- Directed by: Dana Brown
- Written by: Dana Brown
- Produced by: Wes Brown Johnathan Dorfman Temple Fennell Stephen Hays C. Rich Wilson Robert Youngs
- Cinematography: J. Steven Matzinger
- Edited by: Dana Brown Wes Brown
- Music by: Switchfoot
- Release date: August 1, 2008;
- Running time: 97 minutes
- Country: United States
- Language: English

= Highwater (film) =

Highwater is a 2008 documentary film centered on surfing's Triple Crown competitions, the professional surfing tour's final three competitions held each year on the North Shore of Oahu.
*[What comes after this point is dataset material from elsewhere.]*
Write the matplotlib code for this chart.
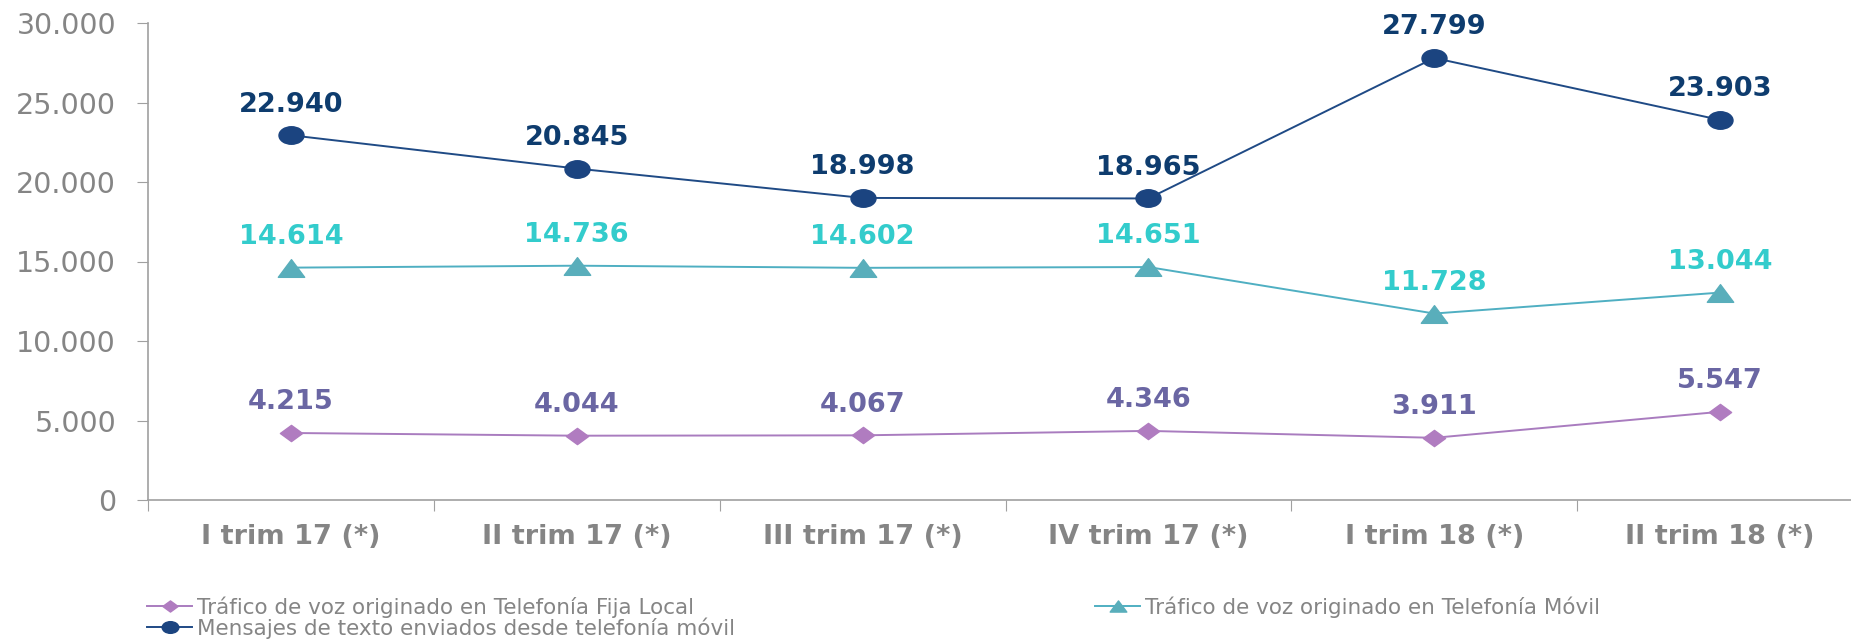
import matplotlib
matplotlib.use("Agg")
import matplotlib.pyplot as plt
from matplotlib.lines import Line2D
from matplotlib.path import Path
from matplotlib.transforms import Affine2D

trimestres = ['I trim 17 (*)', 'II trim 17 (*)', 'III trim 17 (*)',
              'IV trim 17 (*)', 'I trim 18 (*)', 'II trim 18 (*)']
fija_local = [4215, 4044, 4067, 4346, 3911, 5547]
voz_movil = [14614, 14736, 14602, 14651, 11728, 13044]
mensajes = [22940, 20845, 18998, 18965, 27799, 23903]

nombres = ['Tráfico de voz originado en Telefonía Fija Local',
           'Tráfico de voz originado en Telefonía Móvil',
           'Mensajes de texto enviados desde telefonía móvil']

gris = '#858585'
plt.rcParams['font.family'] = ['DejaVu Sans']

# marcadores algo achatados, como en la imagen original
elipse = Path.unit_circle().transformed(Affine2D().scale(1.0, 0.7))
triangulo = Path([(-1, -0.67), (1, -0.67), (0, 0.67), (-1, -0.67)],
                 [Path.MOVETO, Path.LINETO, Path.LINETO, Path.CLOSEPOLY])
rombo = Path([(-1, 0), (0, 0.73), (1, 0), (0, -0.73), (-1, 0)],
             [Path.MOVETO, Path.LINETO, Path.LINETO, Path.LINETO, Path.CLOSEPOLY])

fig = plt.figure(figsize=(18.51, 6.4), dpi=100)
ax = fig.add_axes([148 / 1851, 140 / 640, 1715 / 1851, 477 / 640])

x = list(range(len(trimestres)))

ax.plot(x, fija_local, color='#A97CBF', lw=1.4, marker=rombo, ms=16,
        mfc='#B07CC0', mec='#B07CC0')
ax.plot(x, voz_movil, color='#4FAFC2', lw=1.4, marker=triangulo, ms=19,
        mfc='#59AEBB', mec='#59AEBB')
ax.plot(x, mensajes, color='#1F4A85', lw=1.4, marker=elipse, ms=18,
        mfc='#1B4480', mec='#1B4480')

def fmt(v):
    return f'{v:,}'.replace(',', '.')

for serie, col in [(fija_local, '#6A66A3'), (voz_movil, '#33CCCC'), (mensajes, '#0E3C6E')]:
    for xi, v in zip(x, serie):
        ax.annotate(fmt(v), (xi, v), xytext=(0, 22), textcoords='offset points',
                    ha='center', va='center', fontsize=19.5, fontweight='bold', color=col)

ax.set_xlim(-0.5, 5.5)
ax.set_ylim(0, 30000)
ax.set_yticks(range(0, 30001, 5000))
ax.set_yticklabels([fmt(v) for v in range(0, 30001, 5000)])
ax.set_xticks([i - 0.5 for i in range(6)])
ax.set_xticklabels([])
ax.set_xticks(x, minor=True)
ax.set_xticklabels(trimestres, minor=True, fontsize=19.5, fontweight='bold', color=gris)
ax.tick_params(axis='x', which='minor', length=0, pad=17)
ax.tick_params(axis='x', which='major', length=8, color='#A0A0A0', direction='out')
ax.tick_params(axis='y', length=8, color='#A0A0A0', labelsize=20.5, labelcolor=gris, pad=15)

for s in ['top', 'right']:
    ax.spines[s].set_visible(False)
for s in ['left', 'bottom']:
    ax.spines[s].set_color('#A0A0A0')
    ax.spines[s].set_linewidth(1.2)

h1 = Line2D([], [], color='#A97CBF', lw=1.4, marker=rombo, ms=11, mfc='#B07CC0', mec='#B07CC0')
h2 = Line2D([], [], color='#4FAFC2', lw=1.4, marker=triangulo, ms=12, mfc='#59AEBB', mec='#59AEBB')
h3 = Line2D([], [], color='#1F4A85', lw=1.4, marker=elipse, ms=12, mfc='#1B4480', mec='#1B4480')

kw = dict(frameon=False, fontsize=15.5, labelcolor=gris, handlelength=2.1,
          handletextpad=0.22, labelspacing=0.0, borderaxespad=0, borderpad=0)
fig.legend([h1, h3], [nombres[0], nombres[2]], loc='upper left',
           bbox_to_anchor=(147 / 1851, 1 - 596 / 640), **kw)
fig.legend([h2], [nombres[1]], loc='upper left',
           bbox_to_anchor=(1095 / 1851, 1 - 596 / 640), **kw)

fig.savefig('out.png', dpi=100)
The film is directed by Dana Brown, son of famed surfer and filmmaker Bruce Brown.

==Background==
Starting on Halloween and ending around Christmas, the competition attracts the sport's best surfers to Oahu's North Shore, known for its large waves. The Vans Triple Crown attracts for world class surfers and amateur surfers.

==Plot==
Real life drama, humor, death-defying waves, rivalries, parties, heart-break, romance, injuries, and humanity all collide during the nearly two-month competition on Hawaii's 7 Mile Miracle. The film follows multiple story lines over the course of the entire competition, taking the real-life events to construct a moving story.

==Featured surfers==
- Kelly Slater
- Sunny Garcia
- Andy Irons
- Layne Beachley
- Rochelle Ballard
- Mark Healy
- Pat O'Connell
- Rob Machado
- John John Florence
- Bruce Irons
- Chelsea Georgeson
- Jesse Billauer
- Danny Fuller
- Lisa Anderson
- Bruce Brown

==Release==
The film had its debut in August 2008 at the Surfing Heritage Foundation facility in San Clemente, California. The world premiere was held at the Santa Monica Pier on May 22, 2009 in celebrations of the pier's 100th anniversary. Proceeds from the ticket sales went to help restoration of the pier.